RAGE AGAINST CAPITALISM: A LETTER TO THE ECONOMIST (October 24, 2011)

“People are right to be angry,” you open your main leader about capitalism and its critics (“Rage Against the Machine,” October 22, 2011). In the rich world, people face an increasingly hostile social, economic, and political environment. “To the man in the street,” you argue, “all this smacks of a system that has failed.” Taking aside the condescending tone with which you address the inconsistencies and incoherence of global protests inspired by the Occupy Wall Street movement, you firmly side with openness and freedom. However, you worry about the rise of populism and its effect on politics. So many years after the collapse of socialism, the rage indeed threatens to turn into populism. It is time for the critics of capitalism to iron out the inconsistencies and incoherence you mention, and they will perforce look back to socialist ideas about capitalism’s many faults.

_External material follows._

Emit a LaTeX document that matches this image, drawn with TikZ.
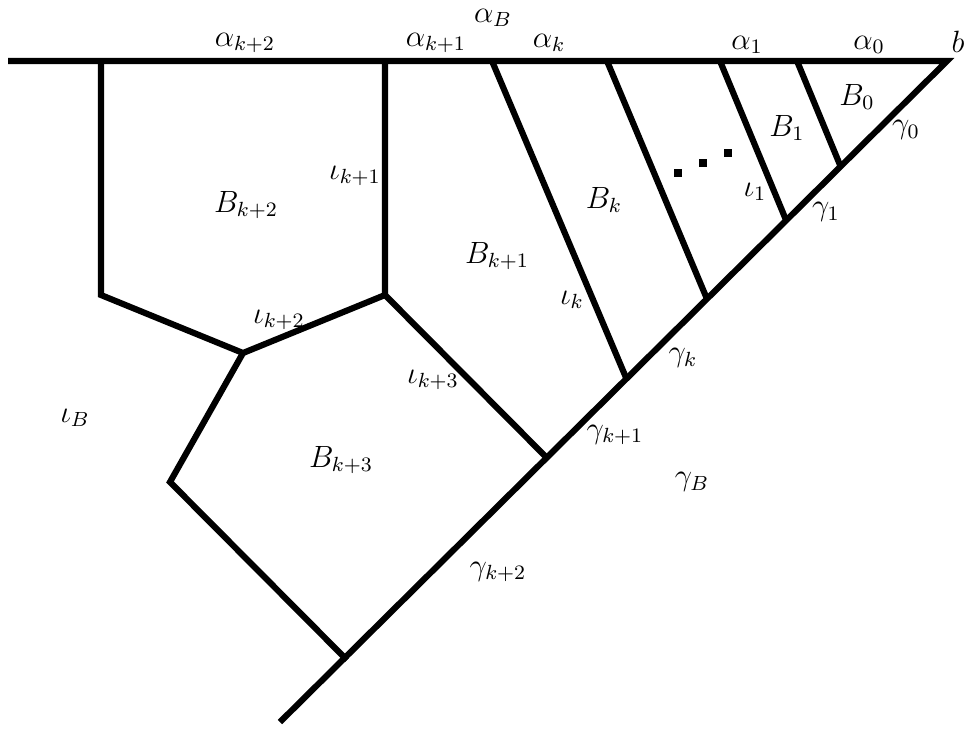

There are plenty of those, too. And you are sure to have to defend your ideological corner to the best of your ability. But calling capitalism “the machine,” as you do in the very title of your main leader, will not do. It is time to call a spade a spade. Capitalism is a social, economic, and political system that favors a tiny minority to a vast majority. In addition, the tiny minority is shrinking while its wealth is growing fast. Whence the rage, of course.